New Zealand artist, educationalist, writer (1901–1974)

Arthur Gordon Tovey (1901-1974) (known as Gordon Tovey) was a notable New Zealand artist, art teacher and administrator, educationalist, and writer.

==Biography==
He was born in Wellington, New Zealand in 1901, the son of Arthur Oliver Tovey, a telegraphist, and Catherine Jane (Youmans) Tovey. His aunt was the painter Charlotte Youmans. He studied art at Wellington Technical College.

He started exhibiting in 1922, and in 1924 he took a job as an artist with the Railways Advertising Branch. This work took him to London, where some of his posters for the Southern Railway Posters won praise. In 1930, following his marriage, he moved back to New Zealand, and two years later he began teaching art at the Dunedin School of Art at King Edward Technical College. He rose to be head of the school in 1937 and became known for innovative programs integrating the visual and performing arts. His students in this period included Colin McCahon and Doris Lusk.

During World War II, he worked on camouflage. In 1943, he became a full-time art lecturer at Dunedin Training College, where he again introduced educational innovations. Tovey had been inspired to cultivate a new Secondary Art Scheme by the La Trobe scheme of the 1920s and Herbert Read's book Education Through Art, aiming to further develop art education in New Zealand. In 1946, he was appointed the first supervisor of art and craft for the Wellington Department of Education. He was particularly interested in fostering understanding of, and education in, Maori arts, crafts, music, and mythology, and he wrote two books on these subjects, Art and Craft for the South Pacific (1959) and The arts of the Maori (1961).

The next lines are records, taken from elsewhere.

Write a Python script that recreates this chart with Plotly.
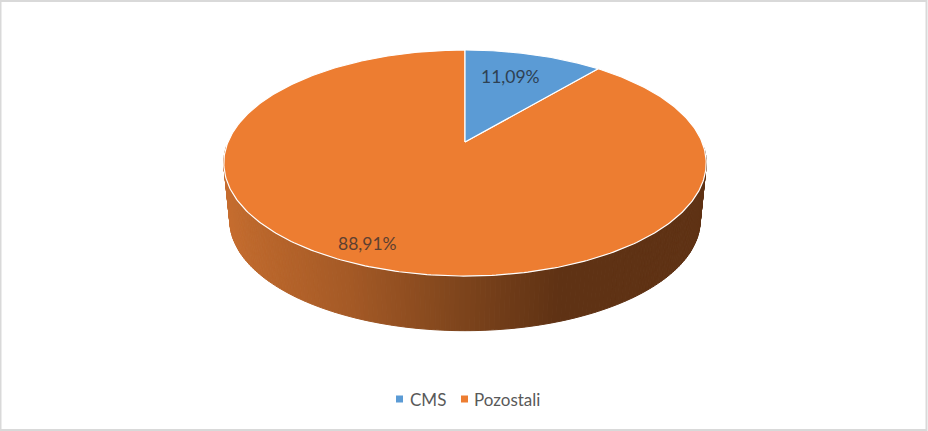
import numpy as np
import plotly.graph_objects as go

# data
categories = ['CMS', 'Pozostali']
shares = [11.09, 88.91]
slice_colors = ['#5B9BD5', '#ED7D31']

W, H = 928, 431
# perspective of the disc, measured in page pixels
CX, CY = 465, 142
RX, RY, PERSP = 237, 109.1, 0.186
WALL_DROP, WALL_SCALE = 58, 0.975

# wall shading from left to right
shade_x = [224, 250, 350, 465, 560, 706]
shade_r = [200, 190, 165, 125, 95, 95]
shade_g = [110, 105, 90, 68, 50, 50]
shade_b = [48, 45, 38, 28, 20, 20]


def project(theta, r=1.0, drop=0, scale=1.0):
    #theta runs clockwise from 12 o'clock
    u = r * np.sin(theta)
    v = r * np.cos(theta)
    w = 1 + PERSP * v
    return CX + scale * RX * u / w, CY + drop - scale * RY * v / w


fig = go.Figure()

#side wall first, far strips before near ones, the back of the wall is never seen
edges = np.linspace(0, 2 * np.pi, 361)
strips = sorted(zip(edges[:-1], edges[1:]), key=lambda s: -np.cos(s[0]))
for a, b in strips:
    if np.cos(a) > -0.05:
        continue
    t = np.array([a, b])
    x1, y1 = project(t)
    x2, y2 = project(t[::-1], drop=WALL_DROP, scale=WALL_SCALE)
    xs = list(x1) + list(x2) + [x1[0]]
    ys = list(y1) + list(y2) + [y1[0]]
    mid = np.mean(xs)
    color = 'rgb(%d,%d,%d)' % (np.interp(mid, shade_x, shade_r),
                               np.interp(mid, shade_x, shade_g),
                               np.interp(mid, shade_x, shade_b))
    fig.add_trace(go.Scatter(x=xs, y=ys, mode='lines', fill='toself', fillcolor=color,
                             line=dict(color=color, width=1), showlegend=False, hoverinfo='skip'))

#top of the pie, slices come from the shares
total = sum(shares)
for name, share, color in zip(categories[::-1], shares[::-1], slice_colors[::-1]):
    #second category is drawn first so the blue one keeps its white edge
    if name == categories[0]:
        a, b = 0.0, 2 * np.pi * share / total
    else:
        a, b = 2 * np.pi * shares[0] / total, 2 * np.pi
    t = np.linspace(a, b, 400)
    ax, ay = project(t)
    apex_x, apex_y = project(np.array([0.0]), r=0.0)
    fig.add_trace(go.Scatter(x=[apex_x[0]] + list(ax) + [apex_x[0]],
                             y=[apex_y[0]] + list(ay) + [apex_y[0]],
                             mode='lines', fill='toself', fillcolor=color,
                             line=dict(color='white', width=1.2),
                             showlegend=False, hoverinfo='skip'))

#data labels
label_pos = [(510, 76), (367, 243)]
label_colors = ['#2E4153', '#5E4030']
for share, (lx, ly), c in zip(shares, label_pos, label_colors):
    fig.add_annotation(x=lx, y=ly, text=f'{share:.2f}%'.replace('.', ','), showarrow=False,
                       font=dict(family='Lato', size=17.5, color=c))

#legend drawn by hand, plotly keeps too wide a gap between swatch and text
key_x = [399.5, 464.5]
text_x = [409, 473]
fig.add_trace(go.Scatter(x=key_x, y=[399, 399], mode='markers', showlegend=False, hoverinfo='skip',
                         marker=dict(symbol='square', size=7, color=slice_colors)))
for name, tx in zip(categories, text_x):
    fig.add_annotation(x=tx, y=399, text=name, showarrow=False, xanchor='left',
                       xshift=-1, font=dict(family='Lato', size=17, color='#595959'))

fig.update_layout(
    width=W, height=H,
    margin=dict(l=0, r=0, t=0, b=0),
    paper_bgcolor='white', plot_bgcolor='white',
    showlegend=False,
    xaxis=dict(range=[0, W], visible=False, fixedrange=True),
    yaxis=dict(range=[H, 0], visible=False, fixedrange=True),
    shapes=[dict(type='rect', xref='x', yref='y', x0=0.5, y0=1, x1=926.5, y1=430,
                 line=dict(color='#D9D9D9', width=2))],
)

fig.write_html('out.html', config={'displayModeBar': False},
               post_script="document.body.style.margin='0';document.body.style.overflow='hidden';")
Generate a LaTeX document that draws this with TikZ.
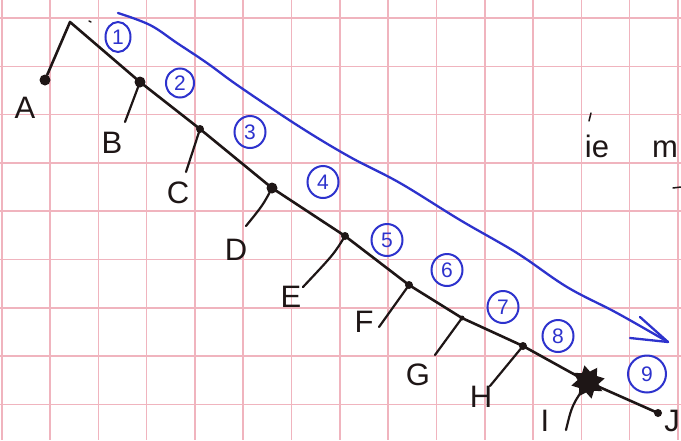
\documentclass[tikz,border=0pt]{standalone}
\usepackage{fontspec}
\setmainfont{Liberation Sans}
\usetikzlibrary{shapes.geometric}
\definecolor{gridpink}{RGB}{240,180,190}
\definecolor{inkblack}{RGB}{30,22,22}
\definecolor{inkblue}{RGB}{45,50,205}
\tikzset{
  gridline/.style={draw=gridpink, line width=1.6pt},
  chain/.style={draw=inkblack, line width=2.6pt, line cap=round, line join=round},
  tick/.style={draw=inkblack, line width=2.2pt, line cap=round},
  dotnode/.style={circle, fill=inkblack, inner sep=0pt, minimum size=11pt},
  smalldot/.style={circle, fill=inkblack, inner sep=0pt, minimum size=8pt},
  letter/.style={text=inkblack, font=\fontsize{31}{33}\selectfont, inner sep=0pt},
  num/.style={ellipse, draw=inkblue, line width=2pt, text=inkblue, inner sep=0pt,
              minimum width=31pt, minimum height=32pt, font=\fontsize{21}{22}\selectfont},
  bluestroke/.style={draw=inkblue, line width=2.3pt, line cap=round, line join=round}
}
\begin{document}
\begin{tikzpicture}[x=1pt,y=-1pt]
\useasboundingbox (0,0) rectangle (681,440);
\fill[white] (0,0) rectangle (681,440);
% grid
\foreach \i in {-1,...,13} \draw[gridline] ({50+48.3*\i},0) -- ({50+48.3*\i},440);
\foreach \j in {0,...,8} \draw[gridline] (0,{18+48.3*\j}) -- (681,{18+48.3*\j});

% chain nodes
\coordinate (apex) at (70,22);
\node[dotnode] (a) at (45,80) {};
\node[dotnode] (b) at (140,82) {};
\node[smalldot] (c) at (200,129) {};
\node[dotnode] (d) at (272,188) {};
\node[smalldot] (e) at (345,236) {};
\node[smalldot] (f) at (409,285) {};
\node[circle, fill=inkblack, inner sep=0pt, minimum size=5pt] (g) at (462,318) {};
\node[smalldot] (h) at (523,346) {};
\node[star, star points=8, star point ratio=1.6, fill=inkblack, inner sep=0pt, minimum size=34pt, rotate=12] (blob) at (588,382) {};
\node[smalldot] (j) at (658,413) {};

\draw[chain] (a) -- (apex) -- (b.center) -- (c.center) -- (d.center) -- (e.center) -- (f.center)
  -- (g.center) -- (h.center) -- (blob.center) -- (j.center);

% tick ends
\coordinate (tb) at (125,122);
\coordinate (tc) at (186,172);
\coordinate (td) at (246,226);
\coordinate (te) at (303,287);
\coordinate (tf) at (379,327);
\coordinate (tg) at (435,355);
\coordinate (th) at (490,386);
\coordinate (ti) at (566,430);

\draw[tick] (b.center) -- (tb);
\draw[tick] (c.center) -- (tc);
\draw[tick] (d.center) .. controls (263,205) .. (td);
\draw[tick] (e.center) .. controls (334,254) .. (te);
\draw[tick] (f.center) -- (tf);
\draw[tick] (g.center) -- (tg);
\draw[tick] (h.center) -- (th);
\draw[tick] (blob.center) .. controls (572,405) .. (ti);

% letters
\node[letter] (la) at (25,108) {A};
\node[letter] (lb) at (112,143) {B};
\node[letter] (lc) at (178,193) {C};
\node[letter] (ld) at (236,250) {D};
\node[letter] (le) at (291,297) {E};
\node[letter] (lf) at (364,322) {F};
\node[letter] (lg) at (418,375) {G};
\node[letter] (lh) at (481,397) {H};
\node[letter] (li) at (545,421) {I};
\node[letter, anchor=east] (lj) at (680,421) {J};

% numbered circles
\node[num, minimum width=25pt, minimum height=30pt] (n1) at (118,37) {1};
\node[num, minimum width=28pt, minimum height=29pt] (n2) at (180,83) {2};
\node[num] (n3) at (250,132) {3};
\node[num] (n4) at (323,182) {4};
\node[num] (n5) at (387,240) {5};
\node[num] (n6) at (447,270) {6};
\node[num] (n7) at (503,307) {7};
\node[num] (n8) at (558,336) {8};
\node[num, minimum width=38pt, minimum height=37pt] (n9) at (647,374) {9};

% blue arrow
\coordinate (bs) at (118,13);
\coordinate (bt) at (668,342);
\coordinate (bb1) at (640,317);
\coordinate (bb2) at (630,338);
\draw[bluestroke] plot[smooth, tension=0.6] coordinates {(bs) (150,25) (177,43) (207,63) (240,87) (300,127) (350,157) (400,183) (460,220) (517,253) (567,287) (617,313) (bt)};
\draw[bluestroke] (bb1) -- (bt) -- (bb2);

% side text
\node[letter, anchor=base] (tie) at (597,157) {ie};
\node[letter, anchor=base west] (tm) at (652,157) {m};
\draw[tick, line width=1.5pt] (589,121) -- (591,113);
\draw[tick, line width=1.5pt] (673,188) -- (681,187);
\draw[tick, line width=1.5pt] (89,21) -- (91,22);
\end{tikzpicture}
\end{document}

He retired in 1966, returning to painting and writing full-time. During this period, he published an epic poem, The Twice Born Seed. He died in Wellington.

==Personal life==
In 1930, he married London-born Heather Campbell, and they had one child. She had been secretly fostered, with no birth registration, and discovered only late in life that her parents were Grace Blundell Maple (sole heir to the Maple Furnishing millions) and Elidor Campbell, a son of the third Earl of Cawdor.